In a severely divided nation, can the George Floyd verdict help garner healing and unity? It would appear not. In the wake of Derek Chauvin's conviction, many on the Left are clamoring for more police defunding. But as FRC's Pray Vote Stand broadcast revealed, the pullback from law enforcement has very little public support and highly lethal consequences.
Only 18 percent of Americans want to defund the police (including only 28 percent of African Americans). Most disturbing is the fact that there were 20,000 homicides in the U.S. in 2020, 4,000 more than in 2019 and the highest single year increase since the FBI began tracking the numbers. What's more, the decrease in police funding and activity has had devastating consequences for cities across America, particularly in Chicago (53 percent decrease in arrests and a 65 percent increase in murders), Milwaukee (120 officers cut from the force and a 98 percent increase in killings), Louisville (42 percent drop in arrests and an 87 percent rise in homicides), and Portland ($12 million cut in police funding, 173 percent rise in shootings, and 255 percent rise in murders).

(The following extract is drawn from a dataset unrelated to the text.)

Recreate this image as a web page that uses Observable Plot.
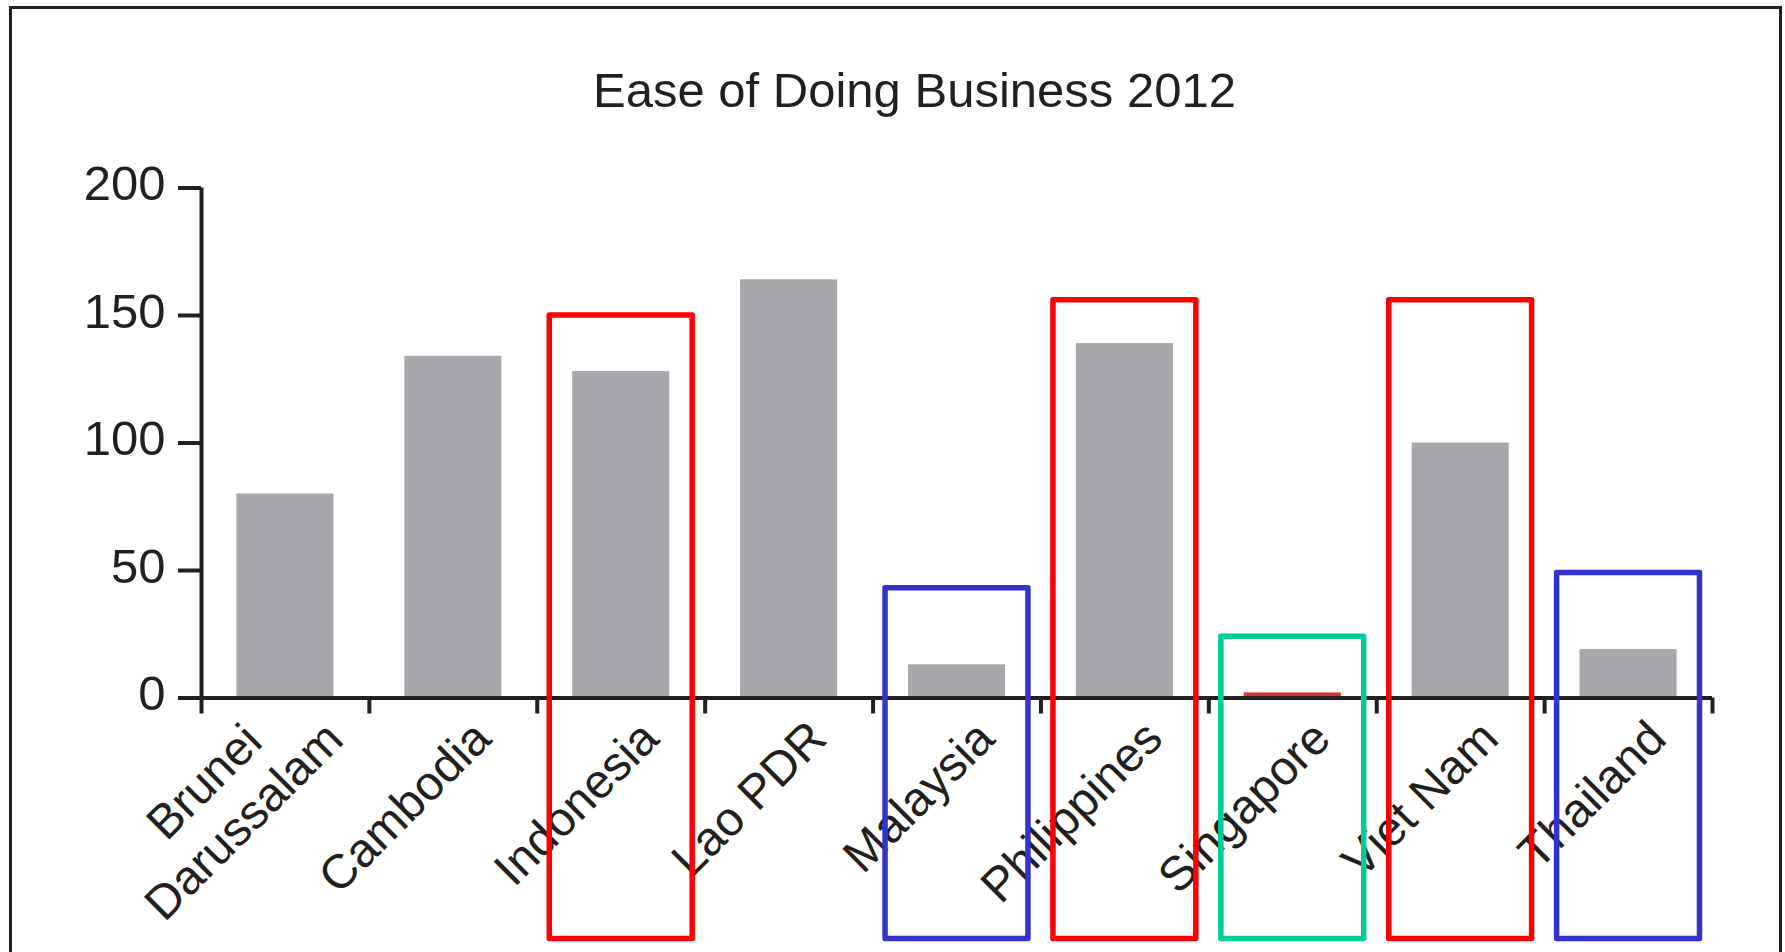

Scott Erickson, former Acting Chief of Staff, Department of Homeland Security, joined the broadcast and gave a frank assessment of how our current moment is affecting the people who take up the vital task of enforcing the law.
"You have police officers who are demoralized who are retracting [and] pulling back from the type of proactive police work that doesn't just respond to crime but actually reduces crime, and the numbers bear it out." Erickson went on to point out the crucial error that many are making that is only widening our cultural divide. "People will take one incident and try to extrapolate from that to create a moral panic where people then believe that an entire institution is corrupted, in this case law enforcement, and that's been the mantra for a number of years now by left-wing activists."
So is the Left's mantra of a "racist" system of law enforcement actually accurate? With decades of experience at the highest levels of police work, former Assistant Director at the FBI Wiley Thompson should know.
"The [law enforcement] system is not racist," Thompson said. "Could we have racists in law enforcement when there are 800-900,000 police officers and agent? Of course, that's possible, because there is sin in the world, we live in a fallen world. But the system itself is not broken and it is not racist, and we should never believe that. That is what the enemy wants us to believe. There are good men and women who are in law enforcement who put their lives on the line every day, every night, to defend us ... we should never believe or fall for that lie that policemen are racist."
Even so, there is no denying that there are a number of individuals in law enforcement who are there for the wrong reasons, and there are certain reforms that need to be made. So how can the public faith in law enforcement be restored? "I believe from the top down, our leaders in law enforcement ... set the culture for their agencies and departments. They really have to have an emphasis on building a department that has a culture that is righteous [and] has good training and accountability."
While law enforcers have great responsibility to act with justice, so do citizens. It's clear that our current volatile situation is a microcosm of the larger problem our society has in the breakdown in the understanding of right and wrong. "It begins in the family, it begins at home," Thompson said. "That's where the correction needs to begin ... [We] have an obligation, beginning with our immediate families, to teach right versus wrong."
As the former mayor of Cincinnati, Ken Blackwell knows full well how important police are for families and for a functioning city. "The first responsibility of government at any level is to make sure that its citizens are safe," he said during the broadcast. "That is first and foremost in the minds of elected leaders at the city level. And there is a thin blue line between chaos and disorder and safety. And that thin blue line is made up of human beings, men and women who are dedicated public servants. They're not all perfect, but most of them, 98 percent of them, take the training and then make the effort to keep our neighborhoods safe."
Bishop Vincent Mathews, World Mission's President for the Church of God in Christ, closed the broadcast with a plea for unity: "As believers, we must first pray because -- black, white, Latino, Asian, Native American, First Nation -- it doesn't matter who we are. Sin is at the root of activity. There are murderers of all hues of ethnicity. But one thing is for sure, we're all a part of the human race." He went on the emphasize how all peoples of all churches have a responsibility to fight the skewed sense of justice that is often perpetuated in the culture: "When we ... recognize that we are citizens of the Kingdom of God, that no one should suffer injustice, that law enforcement is designed and put in place by God, and that law enforcement officers must fulfill that sacred task in a way that glorifies God ... There should be no black church, white church, Hispanic church -- the church [should] be one. That's what Jesus prayed, 'May they be one even as we are one.'"
Mathews went on to offer three practical steps for believers to bring about God's justice and unity in the culture. " Really get to know God for who He is. Read the Bible and follow that ... we must first know the Lord God is one and He is God ... We must have an intimate relationship with God;  Build our families ... we must pour into our families. We must not only provide materially for our children, we must raise them [rightly] ... we must be adamant about loving [our spouses] and children and binding together as one;  Really fulfilling the Great Commission, making sure that we are looking out for our brothers and sisters, spreading the good news, and discipling ... not just church members, but we got to make disciples."